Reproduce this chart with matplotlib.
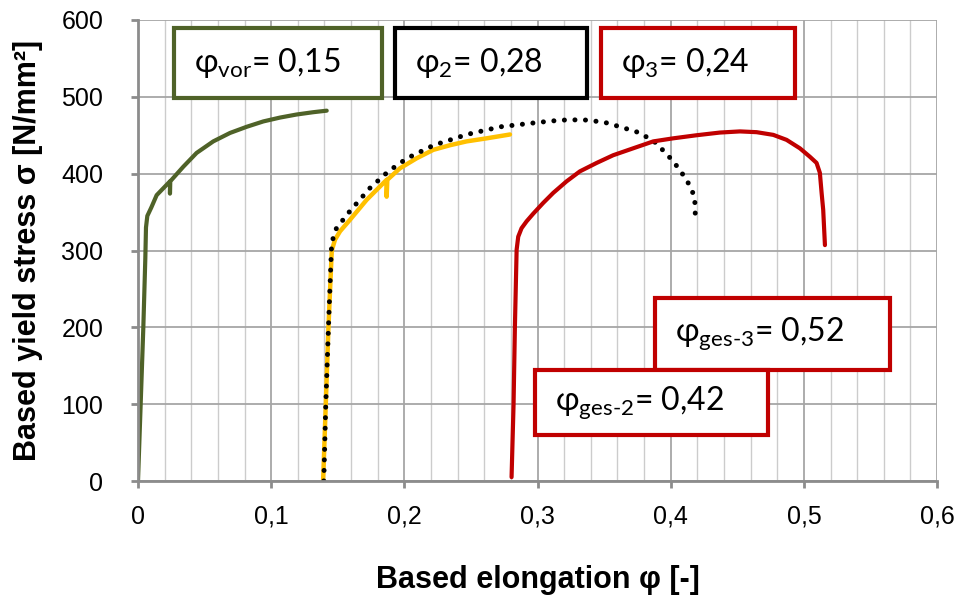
import numpy as np
import matplotlib
matplotlib.use("Agg")
import matplotlib.pyplot as plt
from matplotlib.patches import Rectangle
from matplotlib.ticker import MultipleLocator, FuncFormatter

plt.rcParams['font.family'] = ['Liberation Sans', 'DejaVu Sans']
plt.rcParams['mathtext.fontset'] = 'custom'
plt.rcParams['mathtext.rm'] = 'Lato'
plt.rcParams['mathtext.it'] = 'Lato'

# kurven
green_x = [0, 0.002, 0.004, 0.0055, 0.006, 0.007, 0.01, 0.014, 0.024, 0.024, 0.0242,
           0.034, 0.044, 0.0565, 0.0691, 0.0816, 0.0941, 0.1066, 0.1191, 0.1316, 0.1417]
green_y = [0, 100, 200, 290, 330, 345, 356, 372, 390, 374, 390,
           409, 427, 442, 453, 461, 468, 473, 477, 480, 482]

yellow_x = [0.139, 0.141, 0.143, 0.1455, 0.1479, 0.1517, 0.1592, 0.1717, 0.1867, 0.1867,
            0.1872, 0.1967, 0.2092, 0.2217, 0.2342, 0.2467, 0.2618, 0.2793]
yellow_y = [0, 100, 200, 300, 314, 325, 340, 366, 392, 370,
            392, 407, 420, 431, 437, 442, 446, 451]

black_x = [0.1395, 0.141, 0.143, 0.1454, 0.149, 0.159, 0.174, 0.188, 0.202, 0.222,
           0.247, 0.272, 0.297, 0.31, 0.322, 0.335, 0.35, 0.362, 0.377, 0.389,
           0.402, 0.412, 0.418, 0.4185]
black_y = [0, 100, 200, 310, 329, 351, 381, 403, 420, 437,
           451, 461, 466, 468.5, 470, 470, 467, 461, 453, 440,
           416, 392, 370, 344]

red_x = [0.2805, 0.282, 0.283, 0.2843, 0.2855, 0.288, 0.2918, 0.2968, 0.3043, 0.3118,
         0.3218, 0.3318, 0.3444, 0.3568, 0.3718, 0.3869, 0.4019, 0.4194, 0.4369, 0.452,
         0.4645, 0.477, 0.487, 0.497, 0.5045, 0.5095, 0.512, 0.5133, 0.5145, 0.5158]
red_y = [5, 100, 200, 301, 318, 329, 338, 348, 362, 375,
         390, 403, 414, 424, 433, 442, 446, 450, 453.5, 455,
         454, 450.5, 444, 433, 422, 414, 401, 375, 353, 307]

# beschriftungen: text, box (x0, x1, y0, y1), farbe
labels = [r"φ$_{\mathrm{vor}}$= 0,15", r"φ$_{\mathrm{2}}$= 0,28", r"φ$_{\mathrm{3}}$= 0,24",
          r"φ$_{\mathrm{ges\text{-}3}}$= 0,52", r"φ$_{\mathrm{ges\text{-}2}}$= 0,42"]
boxes = [(0.027, 0.183, 499, 589), (0.193, 0.337, 499, 589), (0.348, 0.493, 499, 589),
         (0.388, 0.565, 145, 238), (0.298, 0.473, 60, 145)]
box_colors = ['#4f6228', 'black', '#c00000', '#c00000', '#c00000']

fig = plt.figure(figsize=(9.61, 5.97), dpi=100)
ax = fig.add_axes([0.1436, 0.1943, 0.8315, 0.7722])

ax.set_xlim(0, 0.6)
ax.set_ylim(0, 600)
ax.xaxis.set_major_locator(MultipleLocator(0.1))
ax.xaxis.set_minor_locator(MultipleLocator(0.02))
ax.yaxis.set_major_locator(MultipleLocator(100))
ax.xaxis.set_major_formatter(FuncFormatter(lambda v, p: ("%g" % round(v, 2)).replace(".", ",")))

ax.grid(True, which='major', color='#a6a6a6', lw=1.3)
ax.grid(True, which='minor', axis='x', color='#cccccc', lw=1)
ax.set_axisbelow(True)

for s in ['top', 'right']:
    ax.spines[s].set_visible(False)
for s in ['left', 'bottom']:
    ax.spines[s].set_color('#8c8c8c')
    ax.spines[s].set_linewidth(2)
ax.tick_params(which='major', direction='out', length=5, width=2, color='#8c8c8c',
               labelsize=18)
ax.tick_params(axis='x', pad=12)
ax.tick_params(axis='y', pad=20)
ax.tick_params(which='minor', length=0)

ax.plot(green_x, green_y, color='#4f6228', lw=3, solid_joinstyle='round', solid_capstyle='round')
ax.plot(yellow_x, yellow_y, color='#ffc000', lw=3.2, solid_joinstyle='round', solid_capstyle='round')
ax.plot(black_x, black_y, color='black', lw=3.6, linestyle=(0, (0.01, 2.1)),
        dash_capstyle='round')
ax.plot(red_x, red_y, color='#c00000', lw=3, solid_joinstyle='round', solid_capstyle='round')

for txt, (x0, x1, y0, y1), c in zip(labels, boxes, box_colors):
    ax.add_patch(Rectangle((x0, y0), x1 - x0, y1 - y0, facecolor='white', edgecolor=c,
                           lw=3, zorder=5, clip_on=False))
    ax.text(x0 + 0.015, (y0 + y1) / 2, txt, fontsize=23, family=['Lato', 'DejaVu Sans'],
            va='center', ha='left', zorder=6)

ax.set_xlabel("Based elongation φ [-]", fontsize=22, fontweight='bold', labelpad=26)
ax.set_ylabel("Based yield stress σ [N/mm²]", fontsize=22, fontweight='bold', labelpad=13)

fig.savefig("out.png", dpi=100)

-*-*-

WRITTEN TASK:
Every line from the start of the listing above through the line with "416, 392, 370, 344]" should be repeated exactly; skip the pictures and add nothing else.

RESULT OF THIS EXERCISE:
Reproduce this chart with matplotlib.
import numpy as np
import matplotlib
matplotlib.use("Agg")
import matplotlib.pyplot as plt
from matplotlib.patches import Rectangle
from matplotlib.ticker import MultipleLocator, FuncFormatter

plt.rcParams['font.family'] = ['Liberation Sans', 'DejaVu Sans']
plt.rcParams['mathtext.fontset'] = 'custom'
plt.rcParams['mathtext.rm'] = 'Lato'
plt.rcParams['mathtext.it'] = 'Lato'

# kurven
green_x = [0, 0.002, 0.004, 0.0055, 0.006, 0.007, 0.01, 0.014, 0.024, 0.024, 0.0242,
           0.034, 0.044, 0.0565, 0.0691, 0.0816, 0.0941, 0.1066, 0.1191, 0.1316, 0.1417]
green_y = [0, 100, 200, 290, 330, 345, 356, 372, 390, 374, 390,
           409, 427, 442, 453, 461, 468, 473, 477, 480, 482]

yellow_x = [0.139, 0.141, 0.143, 0.1455, 0.1479, 0.1517, 0.1592, 0.1717, 0.1867, 0.1867,
            0.1872, 0.1967, 0.2092, 0.2217, 0.2342, 0.2467, 0.2618, 0.2793]
yellow_y = [0, 100, 200, 300, 314, 325, 340, 366, 392, 370,
            392, 407, 420, 431, 437, 442, 446, 451]

black_x = [0.1395, 0.141, 0.143, 0.1454, 0.149, 0.159, 0.174, 0.188, 0.202, 0.222,
           0.247, 0.272, 0.297, 0.31, 0.322, 0.335, 0.35, 0.362, 0.377, 0.389,
           0.402, 0.412, 0.418, 0.4185]
black_y = [0, 100, 200, 310, 329, 351, 381, 403, 420, 437,
           451, 461, 466, 468.5, 470, 470, 467, 461, 453, 440,
           416, 392, 370, 344]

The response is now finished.